First, realize that the life insurance is an "incidental benefit of the plan." The primary benefit must be for retirement, hence Rev. Rul. 74-307, which states that no more than 50 percent of the contribution may be used to purchase a whole life product and no more than 25 percent must be used for universal life. Forget term — it has no retirement benefits, so zero for the termites. The balance of the account may be used to purchase annuities or investments. The alternative rule is the death benefit may provide for no more than 100 times the monthly earnings at normal retirement age. If your plan has a $7,000-a-month retirement benefit, you may purchase insurance with a death benefit of $700,000.
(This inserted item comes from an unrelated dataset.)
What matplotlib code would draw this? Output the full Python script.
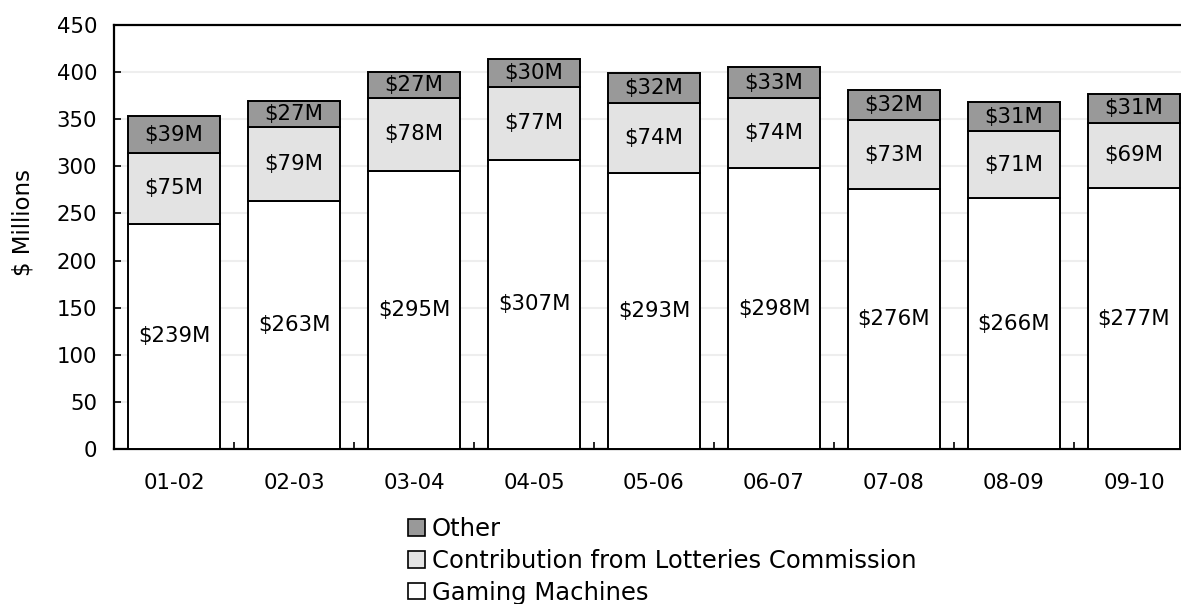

Use a profit sharing plan or defined benefit

Second, the plan may be a profit sharing plan or a defined benefit plan. If the plan is a profit sharing plan, no more than 25 percent of the participant salary may be used to fund the plan — up to $52,000. For example, if your client makes $100,000 a year, the most that may be contributed into the plan is $25,000, which means the maximum contribution into a whole life policy will be $12,500. If your client earns $200,000, the maximum into the plan is $50,000 and the maximum into a whole life insurance is $25,000. However, if a defined benefit plan is established — and your client is older — a salary of $50,000 may support a $50,000 contribution into the plan and you may be able to place $25,000 into the whole life. A contribution to a defined benefit plan is calculated by an actuary.

Use a TPA

Third, a third party administrator (TPA) can help you with the plan design, establishing the legal documents, obtaining the tax ID number and filing of the form 5500. The actuarial calculations must also be performed. If you do not include the P.S. 58 amounts, the entire contribution is tax-deductible. However, the death benefit will be distributed taxable to the participant's beneficiary. Set up and administration cost may be offset with a $500 tax credit for three years.